Cue "Footloose." Kenny Loggins' denim-and-rebellion anthem makes zero historical sense in a square dance lineup. That's precisely why it works. Half the room laughs. The other half immediately commits to the bit. By the time the bridge hits, you've got people attempting moves they absolutely should not attempt in cowboy boots, and the energy carries you through another half hour.
The Song You Can't Skip
"Cotton-Eyed Joe" by Rednex is a garbage song objectively. Subjectively? It's square dance kryptonite. I've seen a caller save a dying night by playing this track after a botched dance left the room confused and cranky. The opening fiddle sample hits, and suddenly everybody's a kid at a middle school dance again—no technique required, just enthusiasm.
It doesn't matter that the lyrics make no sense. It matters that the energy is stupidly, relentlessly high. Sometimes stupid wins.
Slow Down Without Stopping
You can't sprint forever.
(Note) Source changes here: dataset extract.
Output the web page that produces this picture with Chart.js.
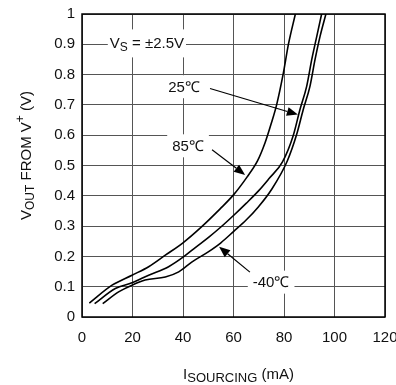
<!DOCTYPE html>
<html lang="en">
<head>
<meta charset="UTF-8">
<title>VOUT from V+ vs ISOURCING</title>
<script src="https://cdn.jsdelivr.net/npm/chart.js"></script>
<style>
  body { margin: 0; background: #fff; }
  #wrap { width: 396px; height: 385px; }
</style>
</head>
<body>
<div id="wrap"><canvas id="chart" width="396" height="385"></canvas></div>
<script>
  // curves: current in mA, voltage in V
  const iHot = [2.9, 11.9, 19.8, 26.4, 33, 40, 47, 54.7, 60, 65.2, 69.5, 72.5, 75, 77.1, 79.7, 81.8, 84.5];
  const vHot = [0.046, 0.105, 0.138, 0.166, 0.204, 0.245, 0.295, 0.357, 0.403, 0.46, 0.515, 0.575, 0.64, 0.701, 0.803, 0.902, 1.0];

  const iRoom = [5, 13.2, 19.8, 26.4, 34.3, 40.3, 45, 50, 55, 60, 65, 70, 74, 79.4, 83.7, 86.3, 89, 91, 93, 94.9];
  const vRoom = [0.044, 0.094, 0.113, 0.138, 0.166, 0.199, 0.23, 0.262, 0.297, 0.335, 0.375, 0.417, 0.456, 0.512, 0.6, 0.684, 0.762, 0.85, 0.927, 1.0];

  const iCold = [8.2, 14.5, 19.8, 25, 33, 38.3, 43.6, 50, 55, 60, 65, 70, 75, 81.3, 85, 87.6, 90.3, 92.3, 94.3, 96.6];
  const vCold = [0.044, 0.083, 0.105, 0.122, 0.132, 0.149, 0.182, 0.215, 0.245, 0.282, 0.32, 0.365, 0.42, 0.515, 0.602, 0.684, 0.762, 0.85, 0.927, 1.0];

  const xTicks = [0, 20, 40, 60, 80, 100, 120];
  const yTicks = [0, 0.1, 0.2, 0.3, 0.4, 0.5, 0.6, 0.7, 0.8, 0.9, 1];
  const yTickLabels = ['0', '0.1', '0.2', '0.3', '0.4', '0.5', '0.6', '0.7', '0.8', '0.9', '1'];

  const FONT = '"Liberation Sans", Arial, sans-serif';

  // labels placed in data units: [text, size, baseline shift]
  const notes = [
    { parts: [['V', 15, 0], ['S', 12, 3], [' = \u00b12.5V', 15, 0]], at: [25.7, 0.903], h: 28, pad: 2 },
    { parts: [['25\u2103', 15, 0]], at: [40.4, 0.76], h: 23, pad: 5 },
    { parts: [['85\u2103', 15, 0]], at: [42, 0.565], h: 23, pad: 5 },
    { parts: [['-40\u2103', 15, 0]], at: [74.9, 0.115], h: 23, pad: 5 }
  ];
  const arrows = [
    { from: [50.7, 0.754], to: [85.5, 0.668] },
    { from: [51.5, 0.552], to: [64.6, 0.469] },
    { from: [66.5, 0.148], to: [54.3, 0.232] }
  ];

  function toPts(xs, ys) {
    return xs.map((x, i) => ({ x: x, y: ys[i] }));
  }

  function partsWidth(ctx, parts) {
    let w = 0;
    parts.forEach(p => { ctx.font = p[1] + 'px ' + FONT; w += ctx.measureText(p[0]).width; });
    return w;
  }

  // draws mixed-size text starting at x along the baseline y
  function drawParts(ctx, parts, x, y) {
    parts.forEach(p => {
      ctx.font = p[1] + 'px ' + FONT;
      ctx.fillText(p[0], x, y + p[2]);
      x += ctx.measureText(p[0]).width;
    });
  }

  const extras = {
    id: 'extras',
    beforeDatasetsDraw(chart) {
      const ctx = chart.ctx, sx = chart.scales.x, sy = chart.scales.y;
      ctx.save();
      ctx.textBaseline = 'alphabetic';
      notes.forEach(n => {
        const cx = sx.getPixelForValue(n.at[0]);
        const cy = sy.getPixelForValue(n.at[1]);
        const w = partsWidth(ctx, n.parts);
        ctx.fillStyle = '#fff';
        ctx.fillRect(cx - w / 2 - n.pad, cy - n.h / 2, w + n.pad * 2, n.h);
        ctx.fillStyle = '#111';
        drawParts(ctx, n.parts, cx - w / 2, cy + 5);
      });
      ctx.restore();
    },
    afterDatasetsDraw(chart) {
      const ctx = chart.ctx, sx = chart.scales.x, sy = chart.scales.y;
      const a = chart.chartArea;
      ctx.save();
      ctx.strokeStyle = '#000';
      ctx.fillStyle = '#000';
      ctx.lineWidth = 1.2;
      arrows.forEach(r => {
        const x0 = sx.getPixelForValue(r.from[0]), y0 = sy.getPixelForValue(r.from[1]);
        const x1 = sx.getPixelForValue(r.to[0]), y1 = sy.getPixelForValue(r.to[1]);
        const ang = Math.atan2(y1 - y0, x1 - x0);
        const len = 11, half = 4.5;
        const bx = x1 - len * Math.cos(ang), by = y1 - len * Math.sin(ang);
        ctx.beginPath();
        ctx.moveTo(x0, y0);
        ctx.lineTo(bx, by);
        ctx.stroke();
        ctx.beginPath();
        ctx.moveTo(x1, y1);
        ctx.lineTo(bx + half * Math.sin(ang), by - half * Math.cos(ang));
        ctx.lineTo(bx - half * Math.sin(ang), by + half * Math.cos(ang));
        ctx.closePath();
        ctx.fill();
      });
      // frame
      ctx.lineWidth = 1.5;
      ctx.strokeRect(a.left, a.top, a.right - a.left, a.bottom - a.top);
      ctx.restore();
    },
    afterDraw(chart) {
      const ctx = chart.ctx, a = chart.chartArea;
      ctx.save();
      ctx.fillStyle = '#111';
      ctx.textBaseline = 'alphabetic';
      // x title
      const xt = [['I', 15, 0], ['SOURCING', 13, 3], [' (mA)', 15, 0]];
      const xw = partsWidth(ctx, xt);
      drawParts(ctx, xt, (a.left + a.right) / 2 + 5 - xw / 2, a.bottom + 62);
      // y title, rotated
      const yt = [['V', 15, 0], ['OUT', 12, 3], [' FROM V', 15, 0], ['+', 12, -7], [' (V)', 15, 0]];
      const yw = partsWidth(ctx, yt);
      ctx.translate(31, (a.top + a.bottom) / 2 - 10);
      ctx.rotate(-Math.PI / 2);
      drawParts(ctx, yt, -yw / 2, 0);
      ctx.restore();
    }
  };

  const line = (xs, ys) => ({
    data: toPts(xs, ys),
    showLine: true,
    borderColor: '#000',
    borderWidth: 1.6,
    pointRadius: 0,
    cubicInterpolationMode: 'monotone',
    fill: false
  });

  Chart.defaults.font.family = FONT;

  new Chart(document.getElementById('chart'), {
    type: 'scatter',
    data: {
      datasets: [line(iHot, vHot), line(iRoom, vRoom), line(iCold, vCold)]
    },
    options: {
      responsive: false,
      animation: false,
      layout: { padding: { top: 14, right: 11, left: 0, bottom: 0 } },
      plugins: { legend: { display: false }, tooltip: { enabled: false } },
      scales: {
        x: {
          type: 'linear', min: 0, max: 120,
          afterBuildTicks: s => { s.ticks = xTicks.map(v => ({ value: v })); },
          afterFit: s => { s.height = 68; s.paddingLeft = 0; s.paddingRight = 0; },
          ticks: { color: '#111', font: { size: 15 }, padding: 12, maxRotation: 0 },
          grid: { color: '#555', lineWidth: 1, drawTicks: false },
          border: { display: false }
        },
        y: {
          type: 'linear', min: 0, max: 1,
          afterBuildTicks: s => { s.ticks = yTicks.map(v => ({ value: v })); },
          afterFit: s => { s.width = 82; s.paddingTop = 0; s.paddingBottom = 0; },
          ticks: {
            color: '#111', font: { size: 15 }, padding: 7,
            callback: (v, i) => yTickLabels[i]
          },
          grid: { color: '#555', lineWidth: 1, drawTicks: false },
          border: { display: false }
        }
      }
    },
    plugins: [extras]
  });
</script>
</body>
</html>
Hank Williams' "Jambalaya (On the Bayou)" sits in that perfect pocket—not quite a slow dance, but breathing room. The Cajun swing lets experienced pairs show off a little while beginners catch their breath and realize they're actually having fun.
This is where you look around the room and notice the transformation. The same people who walked in clutching their phones like shields are now laughing with partners they met twenty minutes ago. The music did that.
The Closer That Gets the Stubborn Ones
Somebody's been sitting out all night. Maybe they're self-conscious. Maybe their knees hurt. Maybe they genuinely believe they can't dance. Billy Ray Cyrus's "Achy Breaky Heart" is your final weapon. It's cheesy. It's dated. It's also mathematically impossible to hear without at least tapping your foot.
I've watched the most committed wallflower in the room finally stand up during that opening guitar riff. The steps are so simple that stubbornness becomes harder than participation. By the final chorus, they're not just dancing—they're grinning.
What to Play When Nobody Wants to Leave
The lights come up. The event's technically over. But half the room is still catching their breath, still laughing, still asking "what was that one song called?" That's when you know the playlist worked. It wasn't about the barn, or the boots, or whether anybody knew the difference between an allemande left and a do-si-do.
It was about ten songs that turned a regular room into a place where people felt brave enough to look silly together. And honestly? That's the whole point.